Ainsi il ressort deux impressions de ce chapitre : l'abondance voire l'exhaustivité d'une part, ce qui est particulièrement appréciable (la dernière réédition-par-foulancement à laquelle j'ai participé était Paranoia et les trois quarts du setting avaient sauté au passage, ça calme), il sera donc impossible de ressortir de la lecture sans une tripotée d'horreurs et bizarreries à envoyer à la
mitraillette figure de nos chers PJs. D'autre part, on note une volonté de clarification et de factualité. Si d'aucuns pourront arguer qu'ils n'en attendent pas moins de la section MJ d'un jeu de rôle que de savoir exactement et entièrement de quoi on parle, les vétérans de Kult diront que la gamme a toujours baigné dans un certain flou artistique évocateur regorgeant d'ambiances et d'idées immédiatement utilisables en jeu, et que cela contribuait beaucoup à l'identité du jeu.
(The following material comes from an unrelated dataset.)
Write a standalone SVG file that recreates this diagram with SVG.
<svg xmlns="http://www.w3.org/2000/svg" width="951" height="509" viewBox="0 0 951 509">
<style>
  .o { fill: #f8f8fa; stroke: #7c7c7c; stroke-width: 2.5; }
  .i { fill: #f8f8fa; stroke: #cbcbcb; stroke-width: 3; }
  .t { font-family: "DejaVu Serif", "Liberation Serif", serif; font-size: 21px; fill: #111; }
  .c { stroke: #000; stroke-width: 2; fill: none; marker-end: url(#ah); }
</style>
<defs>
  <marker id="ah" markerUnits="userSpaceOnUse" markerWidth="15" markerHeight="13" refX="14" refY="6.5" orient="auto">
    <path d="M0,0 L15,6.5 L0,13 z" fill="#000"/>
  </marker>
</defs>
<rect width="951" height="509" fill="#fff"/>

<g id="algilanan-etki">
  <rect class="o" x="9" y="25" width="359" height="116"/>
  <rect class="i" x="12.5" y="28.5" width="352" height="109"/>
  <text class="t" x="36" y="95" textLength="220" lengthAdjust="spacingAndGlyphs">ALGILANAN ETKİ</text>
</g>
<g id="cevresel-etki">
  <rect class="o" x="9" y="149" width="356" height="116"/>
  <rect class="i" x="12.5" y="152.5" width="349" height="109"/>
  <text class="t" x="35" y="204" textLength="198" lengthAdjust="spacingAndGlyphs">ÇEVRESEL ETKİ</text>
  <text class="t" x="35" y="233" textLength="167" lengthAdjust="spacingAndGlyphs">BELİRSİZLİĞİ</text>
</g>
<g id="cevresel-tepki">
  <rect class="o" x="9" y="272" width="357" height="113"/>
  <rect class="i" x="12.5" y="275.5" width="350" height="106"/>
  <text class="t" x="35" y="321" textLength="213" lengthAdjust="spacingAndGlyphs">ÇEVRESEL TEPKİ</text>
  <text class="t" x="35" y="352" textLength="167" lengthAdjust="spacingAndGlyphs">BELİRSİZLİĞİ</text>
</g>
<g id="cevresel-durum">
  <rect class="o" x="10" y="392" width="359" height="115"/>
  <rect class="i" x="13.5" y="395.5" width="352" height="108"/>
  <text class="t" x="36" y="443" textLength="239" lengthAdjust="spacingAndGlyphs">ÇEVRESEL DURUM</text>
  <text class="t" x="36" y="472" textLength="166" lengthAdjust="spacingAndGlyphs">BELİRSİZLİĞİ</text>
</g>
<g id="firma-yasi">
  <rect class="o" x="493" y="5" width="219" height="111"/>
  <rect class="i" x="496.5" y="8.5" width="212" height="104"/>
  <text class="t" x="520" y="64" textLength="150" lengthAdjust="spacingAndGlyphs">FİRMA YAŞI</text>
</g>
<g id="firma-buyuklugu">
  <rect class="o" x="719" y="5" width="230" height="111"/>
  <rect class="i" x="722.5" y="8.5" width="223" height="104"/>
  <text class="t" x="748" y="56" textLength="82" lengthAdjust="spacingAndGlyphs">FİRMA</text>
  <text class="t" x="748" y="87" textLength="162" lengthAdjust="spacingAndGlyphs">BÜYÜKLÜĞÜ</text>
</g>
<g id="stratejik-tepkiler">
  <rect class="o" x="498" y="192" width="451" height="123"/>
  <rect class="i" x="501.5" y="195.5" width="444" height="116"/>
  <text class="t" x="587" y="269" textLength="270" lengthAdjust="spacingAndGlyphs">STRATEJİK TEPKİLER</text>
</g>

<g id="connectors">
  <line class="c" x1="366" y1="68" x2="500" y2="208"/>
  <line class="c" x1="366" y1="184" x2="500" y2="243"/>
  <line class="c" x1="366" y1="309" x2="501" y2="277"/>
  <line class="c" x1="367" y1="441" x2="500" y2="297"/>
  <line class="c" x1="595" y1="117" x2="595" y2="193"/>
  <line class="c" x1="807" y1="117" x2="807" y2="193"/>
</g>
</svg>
Grossièrement, on pourrait dire que cette nouvelle édition est aux précédentes ce que les travaux de Derleth et Petersen sont au mythe Lovecraftien : une remise à plat complète qui explique précisément le rôle de chaque élément de la cosmologie, quitte à y perdre en magie.
La dernière section du livre évoque l’Éveil, même si en réalité la majorité des pages consistent en des règles pour interpréter des "Illuminés", c'est à dire des PJs bien plus ancrés dans la cosmologie, comme des magiciens. Mais consistant l’Éveil en soit, pas grand chose, ce qui me chiffonne un peu étant donné l'importance majeure du concept dans l'univers de Kult. Si les auteurs ont le bon goût d'expliquer qu'il n'est pas question de cela pour les PJs (dans les éditions précédentes il était théoriquement possible d'aller jusqu'à l'éveil, même si en pratique le personnage devenait injouable au dixième du parcours), exit le concept de balance mentale, exit donc le nirvana et le chaos, exit le double d'ombre ou de lumière, et surtout, exit les PNJs Éveillés. Mais où est passé Messiah ? Est-ce une volonté de ne heurter personne, puisque les plus grandes figures d'éveillés des éditions précédentes n'étaient autres pour la plupart que de grandes figures religieuses ?
L'une des choses que j'ai toujours aimé et exploité avec Kult, c'est son ancrage dans le réel. Tant les mythes les plus variés de notre monde, les obscurs cultes avérés que les faits divers les plus sordides étaient explicables sans effort via la cosmologie du jeu, le job pour le MJ devenant de réunir tous ces ingrédients pour construire une expérience ésotérico-horrifique complète. Entrer dans une église, lire un texte d'Aleister Crowley ou même prendre le métro après avoir bouquiné du Kult prenait subitement une toute autre signification, tandis que la campagne des auteurs du jeu (malgré tous ses défauts) prenait pour évènement fondateur ce qui fut le siège le plus mortel de l'Histoire. Mais avec l'amputation des mentions bien plus explicites à la religion, la disparition des sciences occultes et la substitution de l'ambiance pour le factuel, c'est un bout de cet ancrage dans le réel qui disparaît, et la magie prends moins. Pour peu et en étant un peu chafouin, l'univers de Kult deviendrait un Monde des Ténèbres bis.